Vous l’avez rappelé, le campus d’HEC est aussi un parc où s’étendent un lac et une forêt… Quelle sera la place de la nature dans ce nouveau projet ?

La nature est l’un des atouts majeurs du site. Si notre campus est reconnu comme l’un des plus beaux au monde, c’est avant tout grâce à son environnement exceptionnellement verdoyant. Nous avons donc demandé aux architectes d’intégrer, dès la conception, cette dimension paysagère.
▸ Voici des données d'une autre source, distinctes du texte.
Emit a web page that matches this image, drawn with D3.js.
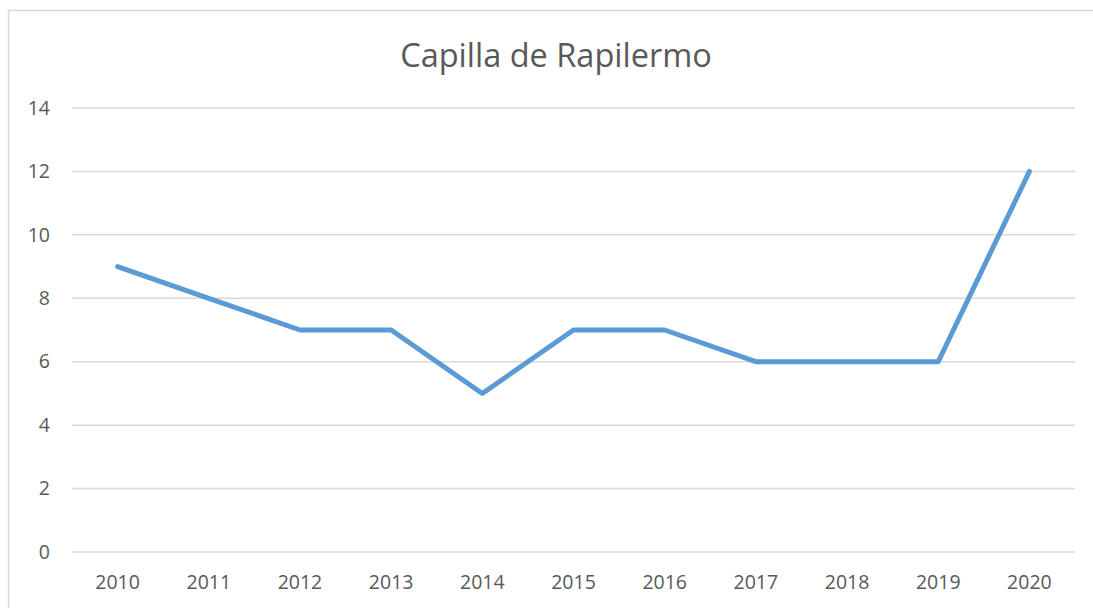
<!DOCTYPE html>
<html>
<head>
<meta charset="utf-8">
<script src="https://cdn.jsdelivr.net/npm/d3@7"></script>
<style>
  body { margin: 0; background: #fff; }
  text { font-family: "Open Sans", "Noto Sans", sans-serif; fill: #595959; }
</style>
</head>
<body>
<div class="chart"></div>
<script>
    const years = ["2010","2011","2012","2013","2014","2015","2016","2017","2018","2019","2020"];
    const values = [9, 8, 7, 7, 5, 7, 7, 6, 6, 6, 12];
    const yTicks = [0, 2, 4, 6, 8, 10, 12, 14];
    const title = "Capilla de Rapilermo";

    const W = 1093, H = 608;
    const margin = ({top: 108, right: 18, bottom: 56, left: 72});
    const width = W - margin.left - margin.right,
        height = H - margin.top - margin.bottom;

    const root = d3.select(".chart").append("svg")
        .attr("width", W)
        .attr("height", H);

    // chart frame (only top and left visible in crop)
    root.append("rect")
        .attr("x", 8.5).attr("y", 10.5)
        .attr("width", W + 20).attr("height", H + 20)
        .attr("fill", "none")
        .attr("stroke", "#d9d9d9")
        .attr("stroke-width", 1.5);

    root.append("text")
        .attr("x", 556)
        .attr("y", 67)
        .attr("text-anchor", "middle")
        .style("font-size", "32.5px")
        .text(title);

    const svg = root.append("g")
        .attr("transform", "translate(" + margin.left + "," + margin.top + ")");

    const xScale = d3.scaleBand()
        .domain(years)
        .range([0, width])
        .paddingInner(0)
        .paddingOuter(0);

    const yScale = d3.scaleLinear()
        .domain([0, 14])
        .range([height, 0]);

    // gridlines
    svg.selectAll(".grid")
        .data(yTicks)
        .enter().append("line")
        .attr("class", "grid")
        .attr("x1", 0).attr("x2", width)
        .attr("y1", d => yScale(d)).attr("y2", d => yScale(d))
        .attr("stroke", "#d9d9d9")
        .attr("stroke-width", 1.5);

    const yAxis = d3.axisLeft(yScale).tickValues(yTicks).tickSize(0).tickPadding(22);
    const gy = svg.append("g").attr("class", "y-axis").call(yAxis);
    gy.select(".domain").remove();
    gy.selectAll("text").style("font-size", "19.5px").attr("fill", "#595959");

    const xAxis = d3.axisBottom(xScale).tickSize(0).tickPadding(23);
    const gx = svg.append("g")
        .attr("class", "x-axis")
        .attr("transform", "translate(0," + height + ")")
        .call(xAxis);
    gx.select(".domain").remove();
    gx.selectAll("text").style("font-size", "19.5px").attr("fill", "#595959");

    const line = d3.line()
        .x((d, i) => xScale(years[i]) + xScale.bandwidth() / 2)
        .y(d => yScale(d));

    svg.append("path")
        .datum(values)
        .attr("d", line)
        .attr("fill", "none")
        .attr("stroke", "#5b9bd5")
        .attr("stroke-width", 5)
        .attr("stroke-linecap", "round")
        .attr("stroke-linejoin", "round");
</script>
</body>
</html>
Le projet paysager, conçu par l’agence Michel Desvigne, vise à valoriser et à magnifier cet héritage naturel. Des zones de parking seront désimperméabi-li-sées, des centaines de nouveaux arbres seront plantées… HEC reste dans un écrin naturel unique. Être le campus vert par excellence, c’est bien entendu se soucier de la récupération des eaux, du recyclage, de la production d’énergie verte, de la réduction de nos consommations de flux. Pour cela, nous nous sommes fixé pour objectif d’obtenir les meilleurs labels environnementaux aux plus hauts standards, car nous voulons faire du campus un exemple en matière de responsabilité environnementale.

Plus qu’un projet immobilier, c’est une promesse pour les générations futures : celle d’un lieu où s’allient excellence académique, respect du vivant, innovation et ouverture. Un lieu où l’on vient pour apprendre et contribuer positivement aux changements du monde.